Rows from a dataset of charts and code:
---

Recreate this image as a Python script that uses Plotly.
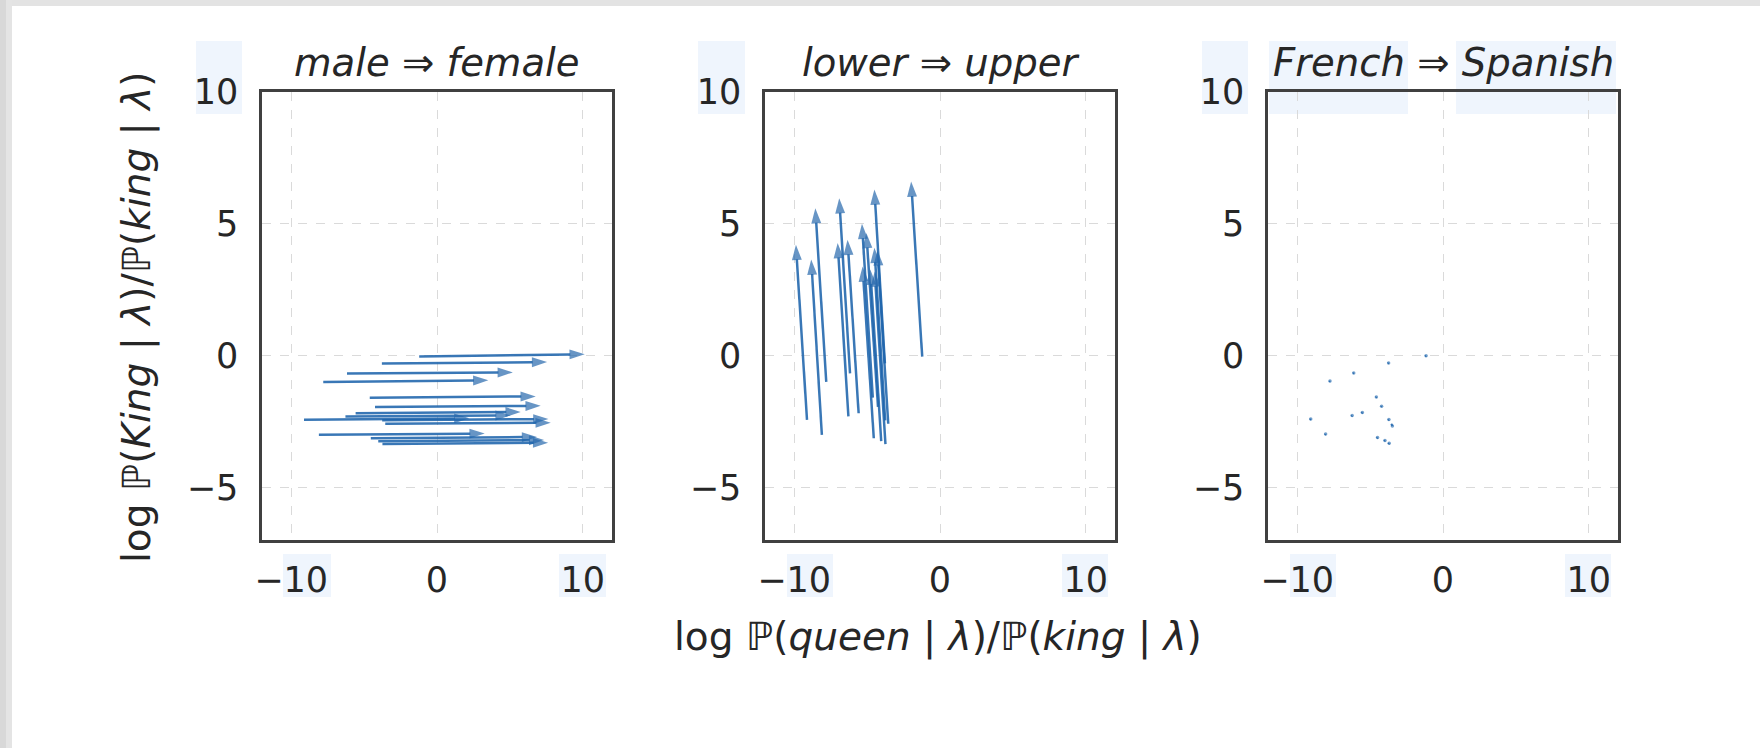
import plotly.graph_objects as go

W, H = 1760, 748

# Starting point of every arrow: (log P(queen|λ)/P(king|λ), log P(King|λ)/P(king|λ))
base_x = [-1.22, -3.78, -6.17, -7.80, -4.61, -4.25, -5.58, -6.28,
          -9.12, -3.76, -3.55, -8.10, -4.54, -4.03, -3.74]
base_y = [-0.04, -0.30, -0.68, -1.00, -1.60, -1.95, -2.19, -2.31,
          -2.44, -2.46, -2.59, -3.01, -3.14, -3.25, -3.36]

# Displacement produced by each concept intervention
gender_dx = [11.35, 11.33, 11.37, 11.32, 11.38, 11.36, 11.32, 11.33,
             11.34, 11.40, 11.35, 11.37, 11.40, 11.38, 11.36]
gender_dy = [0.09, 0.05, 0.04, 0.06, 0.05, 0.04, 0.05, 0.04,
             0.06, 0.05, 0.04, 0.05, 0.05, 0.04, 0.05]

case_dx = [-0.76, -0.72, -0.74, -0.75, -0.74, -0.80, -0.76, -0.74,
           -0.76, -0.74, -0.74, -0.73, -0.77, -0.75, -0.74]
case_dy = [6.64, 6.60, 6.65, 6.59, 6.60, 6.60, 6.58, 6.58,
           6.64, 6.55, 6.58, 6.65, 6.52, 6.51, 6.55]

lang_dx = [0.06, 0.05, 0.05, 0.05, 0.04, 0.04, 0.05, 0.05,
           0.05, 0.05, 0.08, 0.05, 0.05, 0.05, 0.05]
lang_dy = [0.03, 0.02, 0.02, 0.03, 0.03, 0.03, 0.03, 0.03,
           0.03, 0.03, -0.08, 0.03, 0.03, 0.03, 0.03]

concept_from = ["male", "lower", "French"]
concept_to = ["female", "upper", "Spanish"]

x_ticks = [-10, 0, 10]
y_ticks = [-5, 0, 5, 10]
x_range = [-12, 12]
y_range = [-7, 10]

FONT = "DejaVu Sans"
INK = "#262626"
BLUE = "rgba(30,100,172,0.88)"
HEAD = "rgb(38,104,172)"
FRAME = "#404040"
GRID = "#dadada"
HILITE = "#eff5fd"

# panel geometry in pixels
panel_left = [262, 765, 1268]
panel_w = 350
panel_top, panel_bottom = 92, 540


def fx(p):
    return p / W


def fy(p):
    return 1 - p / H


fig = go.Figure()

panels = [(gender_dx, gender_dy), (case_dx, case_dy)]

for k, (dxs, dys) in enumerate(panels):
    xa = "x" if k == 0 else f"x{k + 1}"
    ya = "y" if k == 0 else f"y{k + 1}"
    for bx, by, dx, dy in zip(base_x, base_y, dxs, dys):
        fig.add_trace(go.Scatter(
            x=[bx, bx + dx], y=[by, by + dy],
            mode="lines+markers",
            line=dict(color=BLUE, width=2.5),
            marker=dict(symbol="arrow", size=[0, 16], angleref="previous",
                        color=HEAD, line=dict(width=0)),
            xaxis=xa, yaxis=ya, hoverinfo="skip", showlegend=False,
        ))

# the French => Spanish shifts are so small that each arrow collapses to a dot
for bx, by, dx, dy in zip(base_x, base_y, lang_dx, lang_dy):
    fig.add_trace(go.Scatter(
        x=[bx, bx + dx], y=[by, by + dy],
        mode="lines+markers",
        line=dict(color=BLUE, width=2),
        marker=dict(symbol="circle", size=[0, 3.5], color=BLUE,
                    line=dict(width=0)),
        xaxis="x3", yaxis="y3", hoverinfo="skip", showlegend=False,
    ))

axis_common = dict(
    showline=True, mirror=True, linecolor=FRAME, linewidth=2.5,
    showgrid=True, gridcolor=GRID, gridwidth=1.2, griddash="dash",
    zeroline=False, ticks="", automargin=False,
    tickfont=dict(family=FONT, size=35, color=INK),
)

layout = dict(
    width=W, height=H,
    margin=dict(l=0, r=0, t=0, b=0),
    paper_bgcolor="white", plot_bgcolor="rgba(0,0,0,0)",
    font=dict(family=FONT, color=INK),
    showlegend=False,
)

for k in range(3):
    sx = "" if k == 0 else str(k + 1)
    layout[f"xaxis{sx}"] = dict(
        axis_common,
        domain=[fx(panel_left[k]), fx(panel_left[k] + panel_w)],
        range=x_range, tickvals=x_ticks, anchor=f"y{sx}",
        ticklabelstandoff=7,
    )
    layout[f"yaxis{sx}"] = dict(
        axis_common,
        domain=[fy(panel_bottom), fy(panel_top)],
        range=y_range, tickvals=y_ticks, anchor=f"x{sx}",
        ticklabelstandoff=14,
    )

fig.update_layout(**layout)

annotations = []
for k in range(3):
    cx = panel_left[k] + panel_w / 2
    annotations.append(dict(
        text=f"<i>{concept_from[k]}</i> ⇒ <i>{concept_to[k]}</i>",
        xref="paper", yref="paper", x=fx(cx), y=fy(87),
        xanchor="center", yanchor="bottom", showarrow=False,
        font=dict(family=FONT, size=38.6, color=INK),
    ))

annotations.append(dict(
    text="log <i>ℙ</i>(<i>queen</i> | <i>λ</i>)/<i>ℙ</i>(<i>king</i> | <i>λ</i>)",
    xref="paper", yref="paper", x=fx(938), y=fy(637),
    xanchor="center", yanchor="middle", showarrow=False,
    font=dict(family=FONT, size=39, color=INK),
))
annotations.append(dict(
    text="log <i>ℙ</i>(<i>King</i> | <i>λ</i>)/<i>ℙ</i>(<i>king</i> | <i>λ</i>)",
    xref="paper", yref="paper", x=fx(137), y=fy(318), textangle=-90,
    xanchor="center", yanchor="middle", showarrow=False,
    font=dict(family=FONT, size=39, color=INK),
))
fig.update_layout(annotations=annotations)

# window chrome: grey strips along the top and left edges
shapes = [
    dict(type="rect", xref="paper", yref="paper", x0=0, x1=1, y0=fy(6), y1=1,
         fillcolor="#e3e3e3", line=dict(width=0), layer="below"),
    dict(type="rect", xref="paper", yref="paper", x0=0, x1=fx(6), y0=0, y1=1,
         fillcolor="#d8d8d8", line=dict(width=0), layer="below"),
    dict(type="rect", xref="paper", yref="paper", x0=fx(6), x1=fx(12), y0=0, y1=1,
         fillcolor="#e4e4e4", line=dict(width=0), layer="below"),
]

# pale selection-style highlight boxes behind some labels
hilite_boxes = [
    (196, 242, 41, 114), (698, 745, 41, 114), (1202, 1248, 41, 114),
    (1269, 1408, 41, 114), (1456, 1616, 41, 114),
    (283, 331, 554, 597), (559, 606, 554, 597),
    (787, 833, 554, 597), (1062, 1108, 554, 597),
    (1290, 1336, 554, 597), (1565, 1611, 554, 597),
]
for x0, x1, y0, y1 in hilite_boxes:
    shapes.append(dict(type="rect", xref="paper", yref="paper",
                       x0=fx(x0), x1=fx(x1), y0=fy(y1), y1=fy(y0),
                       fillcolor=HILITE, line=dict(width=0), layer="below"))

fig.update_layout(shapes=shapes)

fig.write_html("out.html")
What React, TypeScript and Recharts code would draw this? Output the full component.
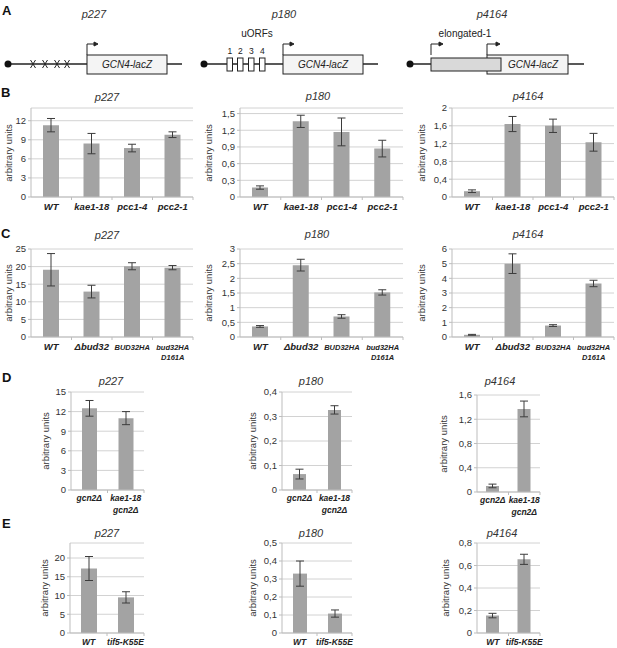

---

What you are asked to do> Which lines hold the word "this"? Copy each of them from the records.

Task answer>
Recreate this image as a Python script that uses Plotly.
What React, TypeScript and Recharts code would draw this? Output the full component.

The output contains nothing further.